What you are asked to do ->
Only a number is wanted: how many lines of the entries include the string "this"?

— start Data supplied —

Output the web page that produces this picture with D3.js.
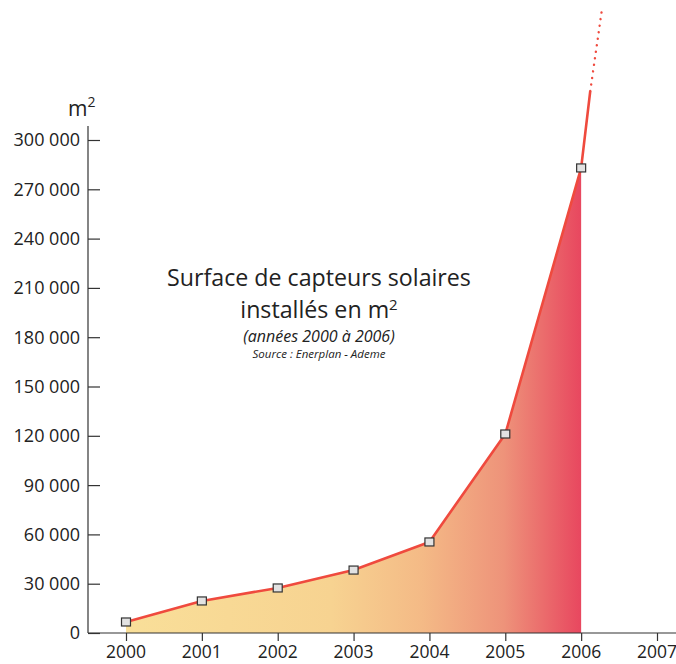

— end Data supplied —
— start Data supplied —

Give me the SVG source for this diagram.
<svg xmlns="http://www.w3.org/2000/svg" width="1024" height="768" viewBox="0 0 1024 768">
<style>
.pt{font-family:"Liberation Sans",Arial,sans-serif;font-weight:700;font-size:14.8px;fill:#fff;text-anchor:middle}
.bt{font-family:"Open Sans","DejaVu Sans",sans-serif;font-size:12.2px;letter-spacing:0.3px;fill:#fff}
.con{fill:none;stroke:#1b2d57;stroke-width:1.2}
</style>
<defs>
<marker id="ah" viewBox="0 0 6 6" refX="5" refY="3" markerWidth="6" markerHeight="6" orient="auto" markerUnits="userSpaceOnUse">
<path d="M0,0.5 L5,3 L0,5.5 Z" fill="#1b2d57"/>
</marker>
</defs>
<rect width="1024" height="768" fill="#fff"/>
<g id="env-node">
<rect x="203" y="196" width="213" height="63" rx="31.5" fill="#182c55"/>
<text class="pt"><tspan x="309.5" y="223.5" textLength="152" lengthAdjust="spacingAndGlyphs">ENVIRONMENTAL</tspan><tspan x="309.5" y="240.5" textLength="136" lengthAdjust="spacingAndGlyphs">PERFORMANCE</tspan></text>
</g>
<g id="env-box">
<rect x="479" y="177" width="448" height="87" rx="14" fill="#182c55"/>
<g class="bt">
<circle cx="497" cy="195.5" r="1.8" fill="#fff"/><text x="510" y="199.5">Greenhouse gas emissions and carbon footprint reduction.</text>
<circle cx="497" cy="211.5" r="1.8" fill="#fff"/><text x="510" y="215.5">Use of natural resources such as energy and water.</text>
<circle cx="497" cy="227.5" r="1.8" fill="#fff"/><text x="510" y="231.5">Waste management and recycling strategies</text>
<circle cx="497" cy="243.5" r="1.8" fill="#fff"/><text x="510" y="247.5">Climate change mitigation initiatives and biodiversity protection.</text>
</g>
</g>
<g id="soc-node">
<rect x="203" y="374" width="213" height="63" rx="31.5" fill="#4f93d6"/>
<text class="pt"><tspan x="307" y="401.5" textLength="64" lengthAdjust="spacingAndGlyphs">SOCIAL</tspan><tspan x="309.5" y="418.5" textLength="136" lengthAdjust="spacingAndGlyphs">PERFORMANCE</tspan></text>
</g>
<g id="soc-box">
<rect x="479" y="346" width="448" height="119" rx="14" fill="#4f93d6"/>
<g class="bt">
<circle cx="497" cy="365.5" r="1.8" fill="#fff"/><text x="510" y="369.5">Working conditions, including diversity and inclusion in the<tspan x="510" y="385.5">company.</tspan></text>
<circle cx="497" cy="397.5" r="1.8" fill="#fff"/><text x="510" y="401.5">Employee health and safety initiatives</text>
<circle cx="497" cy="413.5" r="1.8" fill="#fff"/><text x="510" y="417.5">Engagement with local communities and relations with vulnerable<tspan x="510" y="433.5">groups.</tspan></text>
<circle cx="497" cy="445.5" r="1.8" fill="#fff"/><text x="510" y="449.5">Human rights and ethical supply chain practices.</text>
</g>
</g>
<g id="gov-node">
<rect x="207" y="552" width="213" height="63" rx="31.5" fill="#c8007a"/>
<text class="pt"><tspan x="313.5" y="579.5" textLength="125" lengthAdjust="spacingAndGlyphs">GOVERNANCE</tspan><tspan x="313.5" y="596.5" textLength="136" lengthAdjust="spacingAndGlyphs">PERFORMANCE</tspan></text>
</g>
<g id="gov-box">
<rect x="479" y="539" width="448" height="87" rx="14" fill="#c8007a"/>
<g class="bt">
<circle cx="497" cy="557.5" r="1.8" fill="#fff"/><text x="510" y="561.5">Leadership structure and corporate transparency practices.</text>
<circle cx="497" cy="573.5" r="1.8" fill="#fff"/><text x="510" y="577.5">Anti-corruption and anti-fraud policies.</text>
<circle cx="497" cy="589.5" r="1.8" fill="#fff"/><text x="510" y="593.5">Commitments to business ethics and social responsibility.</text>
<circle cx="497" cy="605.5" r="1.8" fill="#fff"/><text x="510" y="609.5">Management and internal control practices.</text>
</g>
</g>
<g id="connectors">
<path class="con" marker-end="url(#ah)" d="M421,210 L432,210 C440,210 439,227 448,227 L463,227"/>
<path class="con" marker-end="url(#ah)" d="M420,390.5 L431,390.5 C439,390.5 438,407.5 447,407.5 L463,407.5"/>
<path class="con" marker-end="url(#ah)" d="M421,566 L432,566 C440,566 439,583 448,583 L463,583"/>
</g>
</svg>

— end Data supplied —

Full solution ->
2